Giving away Banned Tag

My friend told me this one day, lemme know if you like it
"I am not racist, racism is a crime and crime is for black people."
 
What's yellow and black and makes you laugh ?
A bus full of ******s going over a cliff.



Not trying to offend any black folks.
 
Those arent funny they are just plain out hurtful to us black people .
 
TIGEЯ said:
Those arent funny they are just plain out hurtful to us black people .

Mine isn't that bad, it's semi racist... Didn't mean to offend the black community
 
TIGEЯ said:
Those arent funny they are just plain out hurtful to us black people .

Im sorry man its just funny,Im not racist.


This is probably funny to you,
Why shouldn’t white people go swimming?
Because crackers get soggy when wet.
 
my joke!
Dad: Hey son, wanna hear a joke?
Son: Yeah sure.
Dad: Pussy.
Son: I dont get it?
Dad: Exaclty :troll:
 
There was once an ugly barnacle. He was so ugly that everyone died. The end.
 
my grandfather died in a nazi concentration camp. he fell off the guard tower
 
Kendrick Lamar said:
my grandfather died in a nazi concentration camp. he fell off the guard tower

I did nazi that coming.
 
Kendrick Lamar said:
my grandfather died in a nazi concentration camp. he fell off the guard tower

Lollllllll I died off this.. I really hope you win
 
Alright, well I'm not sure if this is fair, because I'm kinda the funniest motherfucker in all the land, but here's a go at it.

Why did little billy drop his ice cream cone?

(Suspense here....)

Because he got hit by a bus.. .

Yep..
 
Chad said:
Alright, well I'm not sure if this is fair, because I'm kinda the funniest motherfucker in all the land, but here's a go at it.
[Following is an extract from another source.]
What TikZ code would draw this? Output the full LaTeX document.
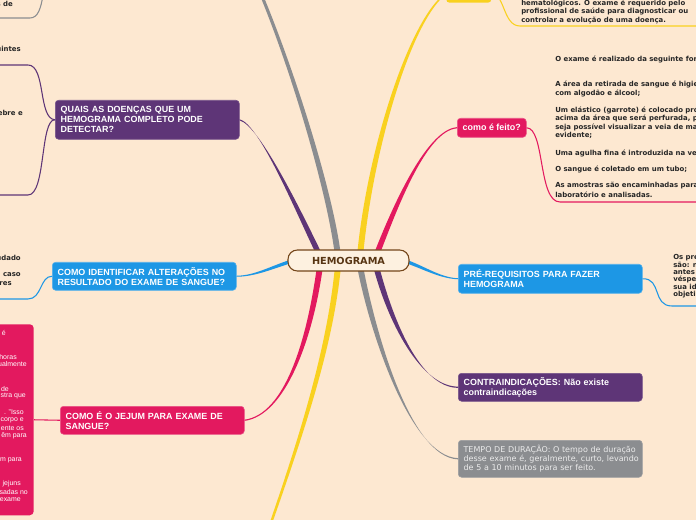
\documentclass[tikz,border=0pt]{standalone}
\usepackage{fontspec}
\setmainfont{Liberation Sans}
\newfontfamily\dvs{DejaVu Sans}
\usetikzlibrary{calc}
\definecolor{bg}{HTML}{FDE8D1}
\definecolor{cpur}{HTML}{5E3577}
\definecolor{cpink}{HTML}{E3195F}
\definecolor{cblue}{HTML}{1D97E5}
\definecolor{cgray}{HTML}{8B8D90}
\definecolor{cyel}{HTML}{F9D11F}
\definecolor{cbrown}{HTML}{74461A}
\definecolor{ccream}{HTML}{FDF1E0}
\definecolor{ctxt}{HTML}{262626}
\newcommand\taper[7]{\fill[#1] ($#2+(#6)$) .. controls ($#3+(#6)$) and ($#4+(#7)$) .. ($#5+(#7)$) -- ($#5-(#7)$) .. controls ($#4-(#7)$) and ($#3-(#6)$) .. ($#2-(#6)$) -- cycle;}
\tikzset{
  topic/.style={rounded corners=2.5pt, anchor=north west, inner xsep=4pt, inner ysep=0pt,
    text width=130pt, align=left, text=white, font=\fontsize{6.7}{7.6}\selectfont\bfseries},
  ctext/.style={anchor=west, inner sep=0pt, text=ctxt, font=\dvs\bfseries\fontsize{5.2}{6.4}\selectfont},
  ltext/.style={anchor=east, inner sep=0pt, text=ctxt, font=\dvs\bfseries\fontsize{5.2}{6.4}\selectfont},
  wtext/.style={anchor=east, inner sep=0pt, text=white, font=\fontsize{5.2}{6.2}\selectfont},
  link/.style={line width=0.8pt}
}
\begin{document}
\begin{tikzpicture}[x=0.75pt,y=-0.75pt]
\useasboundingbox (0,0) rectangle (696,520);
\clip (0,0) rectangle (696,520);
\fill[bg] (0,0) rectangle (696,520);

% topic boxes
\node[topic, fill=cpur, draw=cpur!85!white, minimum height=29.25pt] (q1) at (55,100)
  {\mbox{QUAIS AS DOENÇAS QUE UM}\\\mbox{HEMOGRAMA COMPLETO PODE}\\DETECTAR?};
\node[topic, fill=cblue, draw=cblue!75!white, minimum height=21pt] (q2) at (52,262)
  {\mbox{COMO IDENTIFICAR ALTERAÇÕES NO}\\\mbox{RESULTADO DO EXAME DE SANGUE?}};
\node[topic, fill=cpink, draw=cpink!75!white, minimum height=21pt] (q3) at (60,406)
  {\mbox{COMO É O JEJUM PARA EXAME DE}\\SANGUE?};
\node[topic, fill=cpink, draw=cpink!75!white, text width=, minimum width=51.75pt, minimum height=14.25pt, align=center] (cf) at (457,118)
  {como é feito?};
\node[topic, fill=cblue, draw=cblue!75!white, minimum height=21.75pt] (pr) at (458,264)
  {\mbox{PRÉ-REQUISITOS PARA FAZER}\\HEMOGRAMA};
\node[topic, fill=cpur, draw=cpur!85!white, minimum height=21pt] (ci) at (458,373)
  {\mbox{CONTRAINDICAÇÕES: Não existe}\\contraindicações};
\node[topic, fill=cgray, draw=cgray!85!white, minimum height=27.75pt, text=white!92!black,
  font=\dvs\fontsize{6}{6.8}\selectfont] (tp) at (458,440)
  {\mbox{TEMPO DE DURAÇÃO: O tempo de duração}\\\mbox{desse exame é, geralmente, curto, levando}\\\mbox{de 5 a 10 minutos para ser feito.}};
\node[fill=cyel, rounded corners=2.5pt, anchor=south west, minimum width=33.75pt, minimum height=14pt, inner sep=0pt] (ytop) at (446,3) {};
\node[fill=cpink, rounded corners=3pt, anchor=north east, minimum width=100pt, minimum height=143.25pt, inner sep=0pt] (jb) at (34,324) {};

% main tapered connectors
\coordinate (gA) at (338,256);
\coordinate (gEnd) at (255,-20);
\coordinate (yA) at (360,256);
\coordinate (pA) at (376,256);
\coordinate (uA) at (320,256);
\coordinate (bA) at (292,261);
\coordinate (bB) at (405,261);
\coordinate (kA) at (320,266);
\coordinate (vA) at (376,266);
\coordinate (hA) at (360,266);
\coordinate (zA) at (338,266);
\coordinate (zEnd) at (265,540);
\taper{cgray}{(gA)}{(330,190)}{(290,60)}{(gEnd)}{3,0}{1.6,0}
\taper{cyel}{(yA)}{(370,150)}{(410,20)}{(ytop.west)}{3,0}{1,0}
\taper{cpink}{(pA)}{(392,215)}{(425,130)}{(cf.west)}{3,0}{0,0.6}
\taper{cpur}{(uA)}{(300,215)}{(260,125)}{(q1.east)}{3,0}{0,0.6}
\taper{cblue}{(bA)}{(270,268)}{(255,276)}{(q2.east)}{0,1.8}{0,0.5}
\taper{cblue}{(bB)}{(425,268)}{(440,278)}{(pr.west)}{0,1.8}{0,0.5}
\taper{cpink}{(kA)}{(310,340)}{(285,415)}{(q3.east)}{3,0}{0,0.6}
\taper{cpur}{(vA)}{(390,320)}{(420,387)}{(ci.west)}{3,0}{0,0.6}
\taper{cgray}{(hA)}{(372,330)}{(410,457)}{(tp.west)}{3,0}{0,0.6}
\taper{cyel}{(zA)}{(330,350)}{(300,440)}{(zEnd)}{3,0}{1.3,0}

% child connectors
\coordinate (c1a) at (0,65);
\coordinate (c1b) at (0,195);
\coordinate (gtl) at (43,-5);
\coordinate (gl) at (0,18);
\coordinate (c2) at (0,299);
\coordinate (c4) at (696,26);
\coordinate (c5) at (696,202);
\coordinate (c6) at (696,306);
\draw[link, cpur] (q1.west) .. controls (38,119) and (46,65) .. (28,65) -- (c1a);
\draw[link, cpur] (q1.west) .. controls (40,119) and (46,195) .. (28,195) -- (c1b);
\draw[link, cgray] (gtl) .. controls (41,8) and (38,18) .. (30,18) -- (gl);
\draw[link, cblue] (q2.west) .. controls (40,276) and (42,299) .. (28,299) -- (c2);
\draw[link, cpink] (q3.west) -- (jb.east);
\draw[link, cyel] (ytop.east) .. controls (505,-6) and (503,26) .. (520,26) -- (c4);
\draw[link, cpink] (cf.east) .. controls (545,128) and (538,202) .. (560,202) -- (c5);
\draw[link, cblue] (pr.east) .. controls (662,278) and (652,306) .. (672,306) -- (c6);

% central node
\node[draw=cbrown, fill=ccream, line width=0.8pt, rounded corners=7pt, minimum width=90.75pt,
  minimum height=15.75pt, inner sep=0pt, text=cbrown!75!black,
  font=\dvs\bfseries\fontsize{7.3}{8}\selectfont] (hemo) at (348.5,260.5) {HEMOGRAMA};

% right texts (yellow child)
\node[ctext] (y1) at (521,3) {hematológicos. O exame é requerido pelo};
\node[ctext] (y2) at (521,11.5) {profissional de saúde para diagnosticar ou};
\node[ctext] (y3) at (521,20) {controlar a evolução de uma doença.};

% right texts (como é feito)
\node[ctext] (f1) at (555,59) {O exame é realizado da seguinte forma:};
\node[ctext] (f2) at (555,84) {A área da retirada de sangue é higienizada};
\node[ctext] (f3) at (555,93) {com algodão e álcool;};
\node[ctext] (f4) at (555,110) {Um elástico (garrote) é colocado próximo e};
\node[ctext] (f5) at (555,118.5) {acima da área que será perfurada, para que};
\node[ctext] (f6) at (555,127) {seja possível visualizar a veia de maneira mais};
\node[ctext] (f7) at (555,135.5) {evidente;};
\node[ctext] (f8) at (555,153) {Uma agulha fina é introduzida na veia;};
\node[ctext] (f9) at (555,169.5) {O sangue é coletado em um tubo;};
\node[ctext] (f10) at (555,186) {As amostras são encaminhadas para o};
\node[ctext] (f11) at (555,194.5) {laboratório e analisadas.};

% right texts (pre-requisitos)
\node[ctext] (r1) at (673,257) {Os pré-requisitos};
\node[ctext] (r2) at (673,264.5) {são: não};
\node[ctext] (r3) at (673,272) {antes do};
\node[ctext] (r4) at (673,279.5) {véspera};
\node[ctext] (r5) at (673,287) {sua identidade};
\node[ctext] (r6) at (673,294.5) {objetivo};

% left texts
\node[ltext] (l1) at (13,4) {s de};
\node[ltext] (l2) at (21,50) {seguintes};
\node[ltext] (l3) at (23,113) {febre e};
\node[ltext] (l4) at (21,258) {udado};
\node[ltext] (l5) at (21,275) {em caso};
\node[ltext] (l6) at (12,284) {res};

% texts in the large pink box
\node[wtext] (w1) at (6,333) {é};
\node[wtext] (w2) at (17,357) {horas};
\node[wtext] (w3) at (27,364) {ualmente};
\node[wtext] (w4) at (9,389) {de};
\node[wtext] (w5) at (26,396) {stra que};
\node[wtext] (w6) at (24,412) {. "Isso};
\node[wtext] (w7) at (24,420) {corpo e};
\node[wtext] (w8) at (24,428) {ente os};
\node[wtext] (w9) at (27,436) {êm para};
\node[wtext] (w10) at (22,460) {m para};
\node[wtext] (w11) at (21,484) {jejuns};
\node[wtext] (w12) at (28,492) {sadas no};
\node[wtext] (w13) at (21,500) {exame};
\end{tikzpicture}
\end{document}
Why did little billy drop his ice cream cone?

(Suspense here....)

Because he got hit by a bus.. .

Yep..

:/
You goat to be kidding me with that shit.
 
2 deers walk out of a gay bar, one deer says to the other I cant believe I blew 30 bucks back there.
 
How the fuck did this go from 21 posts to 32 in a hour.. Damn niggy. Well ill choose someone tomorrow!
 
Not even Bill Gates can afford Hitler's gas bill....
 
"Let's play Firetruck"
"What is it?"
"I run my hand up your leg and when you want me to stop, you say red light"
"OK STOP"
"Sorry, Firetrucks don't stop at red lights "
 
A woman gets on a bus with her baby. The bus driver says: ”Ugh, that’s the ugliest baby I’ve ever seen!” The woman walks to the rear of the bus and sits down, fuming. She says to a man next to her: ”The driver just insulted me!” The man says: ”You go up there and tell him off. Go on, I’ll hold your monkey for you

Brett
 





Minecraftgeek ^ ^
This was already said.
 
i already said that get ur own
 
Hey I got a joke.. but you have to say *knock Knock* first


Why did sally fall off the swing?

(suspens here)


she had no arms...


Boy: Hey... have you ever seen a elephant hide behind a flower??

Girl: Nope,

Boy: because they are so darn good at it


Boy: Hey Excuse Me miss.

girl: yes?

Boy: you would say, guys think with their dicks right?